The first in the series comes from Libre Graphics Meeting 1 in Lyon. A few months before the conference, Gerald Frieldland, author of SIOX, sent me an email:

Sven Neumann encouraged me to ask you about this: If you are interested, I would also like to give a talk about the current development of the SIOX selection tool in GIMP. I think people will find a talk about SIOX especially interesting, since we are trying to create a more generic tool that could be integrated into other free graphics (plus video) tools, too.

David Odin replied with an enthusiastic “Yes, please!” – “The siox tool is a bit magic, and is thus suited for a talk”, and we duly scheduled him a spot on the first day of the meeting.

For those who don’t know, SIOX is the plug-in which allows you to intelligently select foreground or background objects in the GIMP by drawing inside the object.

Rui Campos of Blender posted a review of the first day, which included this comment:

One of the most interesting talks for me was SIOX, it started at 11:00 and it was focused on a nice API that gives the ability to extract the foreground from a still picture in very few steps, but with very good results.


It would be really good to have it integrated into Blender as a Node in the new node editor, perhaps some coder can pick it up ? It is only 600 lines of code in Java, the source is Open Source and is available at the project website.

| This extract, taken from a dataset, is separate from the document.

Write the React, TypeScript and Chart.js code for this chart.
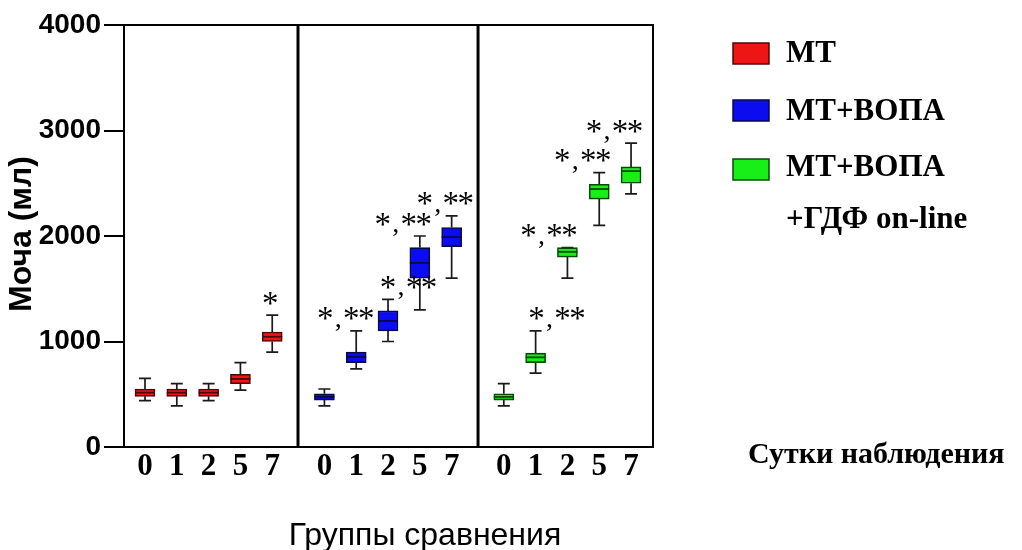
import React, { useEffect, useRef } from 'react';
import { Chart, registerables } from 'chart.js';

Chart.register(...registerables);

// ---- data ----
const DAYS = ['0', '1', '2', '5', '7'];
const GROUPS = ['МТ', 'МТ+ВОПА', 'МТ+ВОПА +ГДФ on-line'];

const MT_MIN = [440, 390, 440, 540, 900];
const MT_Q1 = [480, 480, 480, 600, 1000];
const MT_MED = [515, 515, 515, 645, 1045];
const MT_Q3 = [550, 550, 550, 690, 1090];
const MT_MAX = [650, 600, 600, 800, 1250];

const VOPA_MIN = [390, 740, 1000, 1300, 1600];
const VOPA_Q1 = [445, 800, 1100, 1600, 1900];
const VOPA_MED = [475, 855, 1195, 1745, 1990];
const VOPA_Q3 = [505, 900, 1290, 1890, 2080];
const VOPA_MAX = [550, 1100, 1400, 2000, 2190];

const GDF_MIN = [390, 700, 1600, 2100, 2400];
const GDF_Q1 = [445, 800, 1800, 2350, 2500];
const GDF_MED = [475, 850, 1850, 2445, 2615];
const GDF_Q3 = [505, 890, 1890, 2490, 2655];
const GDF_MAX = [600, 1100, 1890, 2600, 2880];

const Y_TICKS = [0, 1000, 2000, 3000, 4000];

// annotation marks: 1 = "*", 2 = "*, **", 0 = none
const ANN_MT = [0, 0, 0, 0, 1];
const ANN_VOPA = [0, 2, 2, 2, 2];
const ANN_GDF = [0, 2, 2, 2, 2];

// ---- layout (not data) ----
const PANEL_STEP = 5.64;
const X_MIN = -0.66;
const X_MAX = 15.97;
const SEPARATORS = [4.81, 10.47];
const ANN_DX = [
  [0, 0, 0, 0, -7],
  [0, -36, -5, -42, -32],
  [0, -4, -44, -42, -42],
];

const FILL = ['#f01515', '#0c0cf0', '#18ee18'];
const EDGE = ['#4a0808', '#08084a', '#084a08'];

const MINS = [MT_MIN, VOPA_MIN, GDF_MIN];
const Q1S = [MT_Q1, VOPA_Q1, GDF_Q1];
const MEDS = [MT_MED, VOPA_MED, GDF_MED];
const Q3S = [MT_Q3, VOPA_Q3, GDF_Q3];
const MAXS = [MT_MAX, VOPA_MAX, GDF_MAX];
const ANNS = [ANN_MT, ANN_VOPA, ANN_GDF];

const positions: number[] = [];
GROUPS.forEach((_, p) => DAYS.forEach((_, i) => positions.push(p * PANEL_STEP + i)));

function drawGlyph(ctx: any, ch: string, font: string, cx: number, cy: number) {
  ctx.font = font;
  const m = ctx.measureText(ch);
  const asc = m.actualBoundingBoxAscent;
  const desc = m.actualBoundingBoxDescent;
  const base = cy + (asc - desc) / 2;
  ctx.textAlign = 'center';
  ctx.textBaseline = 'alphabetic';
  ctx.fillText(ch, cx, base);
}

const STAR_FONT = '33px "Liberation Serif"';
const COMMA_FONT = '28px "Liberation Serif"';

const boxPlugin = {
  id: 'boxExtras',
  beforeDatasetsDraw(chart: any) {
    const { ctx } = chart;
    const y = chart.scales.y;
    ctx.save();
    ctx.strokeStyle = '#1a1a1a';
    ctx.lineWidth = 1.7;
    chart.data.datasets.forEach((_: any, p: number) => {
      const meta = chart.getDatasetMeta(p);
      meta.data.forEach((el: any, i: number) => {
        const x = el.x;
        const yMax = y.getPixelForValue(MAXS[p][i]);
        const yQ3 = y.getPixelForValue(Q3S[p][i]);
        const yQ1 = y.getPixelForValue(Q1S[p][i]);
        const yMin = y.getPixelForValue(MINS[p][i]);
        ctx.beginPath();
        ctx.moveTo(x, yMax); ctx.lineTo(x, yQ3);
        ctx.moveTo(x, yQ1); ctx.lineTo(x, yMin);
        ctx.moveTo(x - 6, yMax); ctx.lineTo(x + 6, yMax);
        ctx.moveTo(x - 6, yMin); ctx.lineTo(x + 6, yMin);
        ctx.stroke();
      });
    });
    ctx.restore();
  },
  afterDatasetsDraw(chart: any) {
    const { ctx } = chart;
    const y = chart.scales.y;
    ctx.save();
    chart.data.datasets.forEach((_: any, p: number) => {
      const meta = chart.getDatasetMeta(p);
      meta.data.forEach((el: any, i: number) => {
        const x = el.x;
        const w = el.width;
        const ym = y.getPixelForValue(MEDS[p][i]);
        ctx.strokeStyle = EDGE[p];
        ctx.lineWidth = 1.8;
        ctx.beginPath();
        ctx.moveTo(x - w / 2, ym); ctx.lineTo(x + w / 2, ym);
        ctx.stroke();
        const kind = ANNS[p][i];
        if (kind) {
          const ymax = y.getPixelForValue(MAXS[p][i]);
          const left = x + ANN_DX[p][i];
          const starY = ymax - 17;
          ctx.fillStyle = '#000';
          drawGlyph(ctx, '*', STAR_FONT, left + 5, starY);
          if (kind === 2) {
            drawGlyph(ctx, ',', COMMA_FONT, left + 18, ymax - 3);
            drawGlyph(ctx, '*', STAR_FONT, left + 31, starY);
            drawGlyph(ctx, '*', STAR_FONT, left + 46, starY);
          }
        }
      });
    });
    ctx.restore();
  },
  afterDraw(chart: any) {
    const { ctx, chartArea } = chart;
    const xs = chart.scales.x;
    ctx.save();
    ctx.strokeStyle = '#000';
    ctx.lineWidth = 2;
    ctx.beginPath();
    ctx.moveTo(chartArea.left, chartArea.top);
    ctx.lineTo(chartArea.right, chartArea.top);
    ctx.lineTo(chartArea.right, chartArea.bottom);
    ctx.stroke();
    ctx.lineWidth = 3;
    SEPARATORS.forEach((s) => {
      const px = xs.getPixelForValue(s);
      ctx.beginPath();
      ctx.moveTo(px, chartArea.top);
      ctx.lineTo(px, chartArea.bottom);
      ctx.stroke();
    });
    ctx.fillStyle = '#000';
    ctx.save();
    ctx.translate(22, 234);
    ctx.rotate(-Math.PI / 2);
    ctx.font = 'bold 32px "Liberation Sans"';
    ctx.textAlign = 'center';
    ctx.textBaseline = 'middle';
    ctx.fillText('Моча (мл)', 0, 0);
    ctx.restore();
    ctx.font = '32px "Liberation Sans"';
    ctx.textAlign = 'center';
    ctx.textBaseline = 'alphabetic';
    ctx.fillText('Группы сравнения', 425, 545);
    ctx.font = 'bold 30px "Liberation Serif"';
    ctx.textAlign = 'left';
    ctx.fillText('Сутки наблюдения', 748, 463);
    const rects = [43, 100, 159];
    rects.forEach((ry, p) => {
      ctx.fillStyle = FILL[p];
      ctx.fillRect(733, ry, 36, 21);
      ctx.strokeStyle = EDGE[p];
      ctx.lineWidth = 1.5;
      ctx.strokeRect(733, ry, 36, 21);
    });
    ctx.fillStyle = '#000';
    ctx.font = 'bold 31px "Liberation Serif"';
    ctx.fillText(GROUPS[0], 786, 62);
    ctx.fillText(GROUPS[1], 786, 120);
    const parts = GROUPS[2].split(' ');
    ctx.fillText(parts[0], 786, 176);
    ctx.fillText(parts.slice(1).join(' '), 786, 228);
    ctx.restore();
  },
};

export default function App() {
  const ref = useRef<HTMLCanvasElement | null>(null);
  useEffect(() => {
    if (!ref.current) return;
    const chart = new Chart(ref.current, {
      type: 'bar',
      data: {
        datasets: GROUPS.map((g, p) => ({
          label: g,
          data: DAYS.map((_, i) => ({ x: p * PANEL_STEP + i, y: [Q1S[p][i], Q3S[p][i]] })) as any,
          backgroundColor: FILL[p],
          borderColor: EDGE[p],
          borderWidth: 1.6,
          borderSkipped: false,
          barThickness: 20,
          grouped: false,
        })),
      },
      options: {
        responsive: false,
        animation: false,
        layout: { padding: { top: 25, right: 369, left: 0, bottom: 0 } },
        plugins: { legend: { display: false }, tooltip: { enabled: false } },
        scales: {
          x: {
            type: 'linear',
            offset: false,
            min: X_MIN,
            max: X_MAX,
            afterBuildTicks: (s: any) => {
              s.ticks = positions.map((v) => ({ value: v }));
            },
            afterFit: (s: any) => {
              s.height = 103;
            },
            ticks: {
              autoSkip: false,
              maxRotation: 0,
              padding: 1,
              color: '#000',
              font: { family: 'Liberation Serif', size: 31, weight: 'bold' },
              callback: (_v: any, i: number) => DAYS[i % DAYS.length],
            },
            grid: { display: false, drawTicks: false },
            border: { display: true, color: '#000', width: 2 },
          },
          y: {
            min: 0,
            max: 4000,
            afterBuildTicks: (s: any) => {
              s.ticks = Y_TICKS.map((v) => ({ value: v }));
            },
            afterFit: (s: any) => {
              s.width = 124;
            },
            ticks: {
              padding: 3,
              color: '#000',
              font: { family: 'Liberation Sans', size: 28, weight: 'bold' },
              callback: (v: any) => String(v),
            },
            grid: { drawOnChartArea: false, drawTicks: true, tickLength: 20, color: '#000', lineWidth: 2 },
            border: { display: true, color: '#000', width: 2 },
          },
        },
      } as any,
      plugins: [boxPlugin],
    });
    return () => chart.destroy();
  }, []);
  return (
    <div style={{ position: 'fixed', left: 0, top: 0, width: 1022, height: 550, background: '#fff' }}>
      <canvas ref={ref} width={1022} height={550} style={{ display: 'block' }} />
    </div>
  );
}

That sounded promising, but imagine the surprise of everyone when the following appeared in Rui’s review of day 2:

By the way, on SIOX integration, check this screenshot, thank Brecht for a long night no sleep ….

SIOX

Talk about rocking collaboration!

Since then SIOX support has been added to Inkscape as well. It would be great to see a gstreamer node based on it too so that it could get included in diva and PiTiVi (hint, hint).